Como na hora do gol

A cada gol, muita comemoração, muita barulheira. Pergunto: por que só no futebol, nos esportes? Por que não para os simples mortais? Vamos imaginar Sérgio Vaz tentando uma manchete de página no Jornal da Tarde daqueles bons tempos.

Na redação, um telão mostra o que ele escreve. Servaz dribla um lugar-comum, saí de um gerúndio, escanteia uma idéia de girico e… saca um título genial! Servaz sai como um louco pela redação, se atira no chão, escorrega de joelhos. Os repórteres, a diagramação, os contínuos, o moço do cafezinho se jogam em cima dele, fazendo festa. Não é bonito?
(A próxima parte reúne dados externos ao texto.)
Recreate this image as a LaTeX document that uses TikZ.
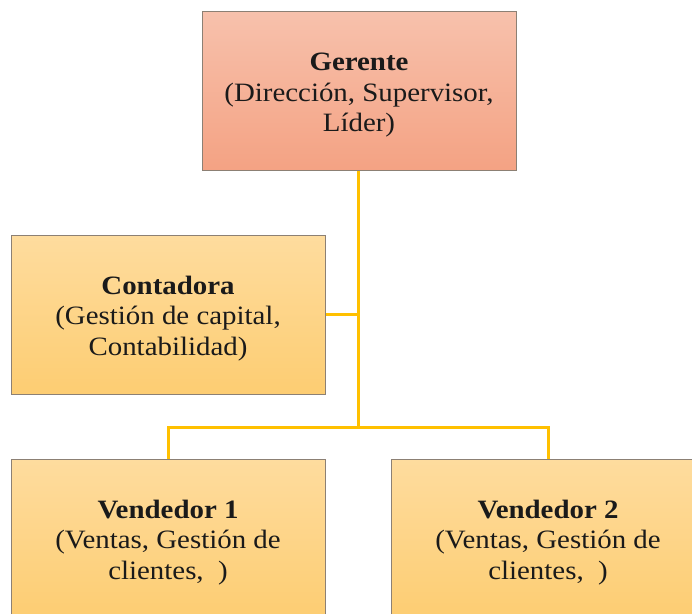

A realidade era bem outra. O agrado supremo era Murilo Felisberto, grande treinador, digo, diretor, erguer o indicador e dizer ao autor do gol: “Brilhante!”.

Sobre o futebol, gostaria de lembrar que foi criado na Inglaterra. Portanto, não se justifica essa falta de modos cada vez que um jogador marca um gol. Seria muito mais apropriado que o goleador se mantivesse parado, à espera dos cumprimentos. Um colega apertaria sua mão, e diria: “Meus parabéns”. Outro poderia ser mais efusivo. “É uma honra jogar a seu lado”. A torcida bateria palmas.

Já que é como é, está na hora de agitar também eventos de outra natureza, como a entrega do Oscar. Abaixo o glamour. Torcida na platéia! Paixão e vuvuzela. O apresentador começa a falar BEEEEEEEE. O Oscar vai para BEEEEEEEE. Nas brechas em que é possível o anúncio, o vencedor de efeitos especiais, um brasileiro, ergue a estatueta acima de sua cabeça, em homenagem ao gesto de Bellini na Copa de 1958. O tradutor para o público da televisão se espanta, não sabia que Fellini tinha sido craque de futebol.

Por fim, é preciso arejar a Academia Brasileira de Letras. Sem vuvuzela, mas com júri. Os vestutos senhores candidatos à vaga de imortal respondem a perguntas, como em qualquer disputa.

– Qual é sua obra predileta?

O Pequeno Príncipe.

(Informo, constrangido, que Mary disse a Servaz que ele seria louco se aceitasse um besteirol como o apresentado acima. Servaz bateu pé, ela chamou o Juqueri. O amigo está internado e não há previsão de alta.)